Carrie Havrilla is an assistant professor of rangeland ecology and management at Colorado State University. This fall, for the first time, she’ll teach a class as part of a minor offered in “Diversity and Inclusion in Natural Resources.” The class isn’t about rotating crops, said Havrilla; rather, it deals with equity, inclusion, race and gender, and the relationship of those issues to resource management “and people’s experiences in that space.”
There is “something amiss,” said Havrilla, because there are fewer women than men working as farmers, ranchers and in federal and state land management agencies.
“Maybe it’s systemic, maybe it’s remnants of the past. But definitely women don’t see themselves represented in those areas,” said Havrilla. “And when you don’t see people who look like you in positions of power or in positions of influence, it perpetuates the idea that you don’t belong there.”
While Di Santo feels like she belongs, she also isn’t sure the job will work over the long haul.
“Physically, I can do this right now, but in 10 years, maybe even in five? I mean, even in the time that I’ve been doing it, it’s definitely taken a toll on my body,” she said. Yet “I would describe myself as a workaholic, as I’m sure most farmers would, too. I derive pleasure in being productive.”
For Nina Williams, farming gives her the chance to participate in an agrarian way of life and “interact with the land and its natural cycles.” Williams has applied to the graduate program at CSU’s Department of Soil and Crop Sciences. She also studied with Nicole Masters, a leading agroecologist from New Zealand who runs a coaching program called Integrity Soils.
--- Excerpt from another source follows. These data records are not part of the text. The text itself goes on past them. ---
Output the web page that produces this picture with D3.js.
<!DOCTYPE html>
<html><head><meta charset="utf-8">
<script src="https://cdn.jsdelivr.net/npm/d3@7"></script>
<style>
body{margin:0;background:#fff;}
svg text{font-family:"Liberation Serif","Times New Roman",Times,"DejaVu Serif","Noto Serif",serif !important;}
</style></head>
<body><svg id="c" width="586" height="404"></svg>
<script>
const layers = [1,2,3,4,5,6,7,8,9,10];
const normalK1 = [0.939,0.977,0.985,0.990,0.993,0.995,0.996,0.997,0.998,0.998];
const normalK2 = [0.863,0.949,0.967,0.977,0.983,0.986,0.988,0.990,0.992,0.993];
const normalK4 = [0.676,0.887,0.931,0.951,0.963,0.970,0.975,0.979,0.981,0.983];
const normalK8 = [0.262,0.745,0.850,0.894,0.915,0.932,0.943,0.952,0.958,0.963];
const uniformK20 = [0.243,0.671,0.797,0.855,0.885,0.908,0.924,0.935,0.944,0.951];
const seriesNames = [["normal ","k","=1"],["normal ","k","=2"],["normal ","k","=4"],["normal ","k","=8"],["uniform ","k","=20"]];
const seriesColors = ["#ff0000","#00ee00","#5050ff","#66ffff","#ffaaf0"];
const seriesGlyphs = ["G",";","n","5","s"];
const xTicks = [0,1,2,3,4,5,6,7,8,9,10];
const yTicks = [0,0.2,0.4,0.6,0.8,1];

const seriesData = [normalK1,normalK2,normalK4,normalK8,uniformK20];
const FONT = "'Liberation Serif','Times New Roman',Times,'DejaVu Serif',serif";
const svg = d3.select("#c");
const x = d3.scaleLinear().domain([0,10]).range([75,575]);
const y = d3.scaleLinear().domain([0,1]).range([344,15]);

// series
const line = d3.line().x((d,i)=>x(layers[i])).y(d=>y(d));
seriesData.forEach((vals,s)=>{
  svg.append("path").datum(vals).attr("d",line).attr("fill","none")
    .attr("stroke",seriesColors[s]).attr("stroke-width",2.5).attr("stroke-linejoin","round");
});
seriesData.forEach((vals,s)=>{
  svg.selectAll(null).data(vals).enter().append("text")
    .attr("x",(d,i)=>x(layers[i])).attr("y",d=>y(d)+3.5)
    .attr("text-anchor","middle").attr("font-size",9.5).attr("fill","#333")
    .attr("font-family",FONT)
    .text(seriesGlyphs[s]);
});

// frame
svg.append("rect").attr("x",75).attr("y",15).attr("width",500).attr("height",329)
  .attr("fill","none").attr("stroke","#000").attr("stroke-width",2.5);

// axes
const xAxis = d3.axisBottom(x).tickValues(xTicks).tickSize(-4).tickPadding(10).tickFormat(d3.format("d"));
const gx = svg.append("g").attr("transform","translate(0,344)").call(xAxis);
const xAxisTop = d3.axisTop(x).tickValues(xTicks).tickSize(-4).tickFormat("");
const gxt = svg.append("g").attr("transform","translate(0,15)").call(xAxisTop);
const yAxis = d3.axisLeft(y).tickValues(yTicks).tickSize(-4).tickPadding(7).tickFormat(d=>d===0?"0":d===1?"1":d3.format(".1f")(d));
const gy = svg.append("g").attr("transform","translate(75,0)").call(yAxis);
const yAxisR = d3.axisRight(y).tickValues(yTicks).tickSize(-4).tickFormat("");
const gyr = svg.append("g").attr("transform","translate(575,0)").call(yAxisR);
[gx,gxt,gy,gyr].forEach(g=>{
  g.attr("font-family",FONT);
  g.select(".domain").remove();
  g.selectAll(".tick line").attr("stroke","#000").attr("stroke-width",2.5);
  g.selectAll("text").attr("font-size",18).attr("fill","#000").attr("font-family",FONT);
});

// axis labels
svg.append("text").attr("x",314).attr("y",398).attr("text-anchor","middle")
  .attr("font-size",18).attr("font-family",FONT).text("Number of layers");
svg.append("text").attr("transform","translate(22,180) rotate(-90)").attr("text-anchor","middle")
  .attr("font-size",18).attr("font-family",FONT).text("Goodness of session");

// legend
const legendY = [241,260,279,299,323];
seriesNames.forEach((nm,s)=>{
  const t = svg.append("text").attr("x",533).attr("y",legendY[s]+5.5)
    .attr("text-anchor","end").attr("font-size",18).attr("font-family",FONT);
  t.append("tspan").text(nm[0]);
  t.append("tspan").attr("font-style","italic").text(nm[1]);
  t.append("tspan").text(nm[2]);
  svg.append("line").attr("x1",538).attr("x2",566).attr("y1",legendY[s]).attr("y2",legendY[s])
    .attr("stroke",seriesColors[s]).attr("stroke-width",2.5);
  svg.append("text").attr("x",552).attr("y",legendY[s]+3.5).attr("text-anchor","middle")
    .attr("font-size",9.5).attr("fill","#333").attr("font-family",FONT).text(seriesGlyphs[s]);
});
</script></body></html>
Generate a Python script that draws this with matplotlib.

The work is hard, conceded Williams. She has had back and knee issues (and has traded raw wool for massages). The hours are long. She willingly concedes she stretches herself too thin. There are always challenges. A mountain lion recently killed two lambs.
But Williams sees the work she loves as something demonstrating that consuming cheap, industrialized food “has come at an incredible cost to not only our environment, but to our health.” Consumers have been sold a “big lie” that “food should be cheap and convenient,” she said. But the “ecosystems are failing and our health is failing—and that is why I do it. Our well-being is inextricably tied to the vitality of our soil and how we produce food. For me, this is the most fundamental community service I can offer.”
To Larson, at the Society for Range Management, leaders like Williams and Di Santo are key to encouraging more women into the field.
“It’s important to showcase the stories of women out there doing this work now because I think that is also a critical part of enabling the next generation to see what is possible,” said Larson. “I have female friends who have started their own small farms and food production businesses. It’s awesome. And empowering.”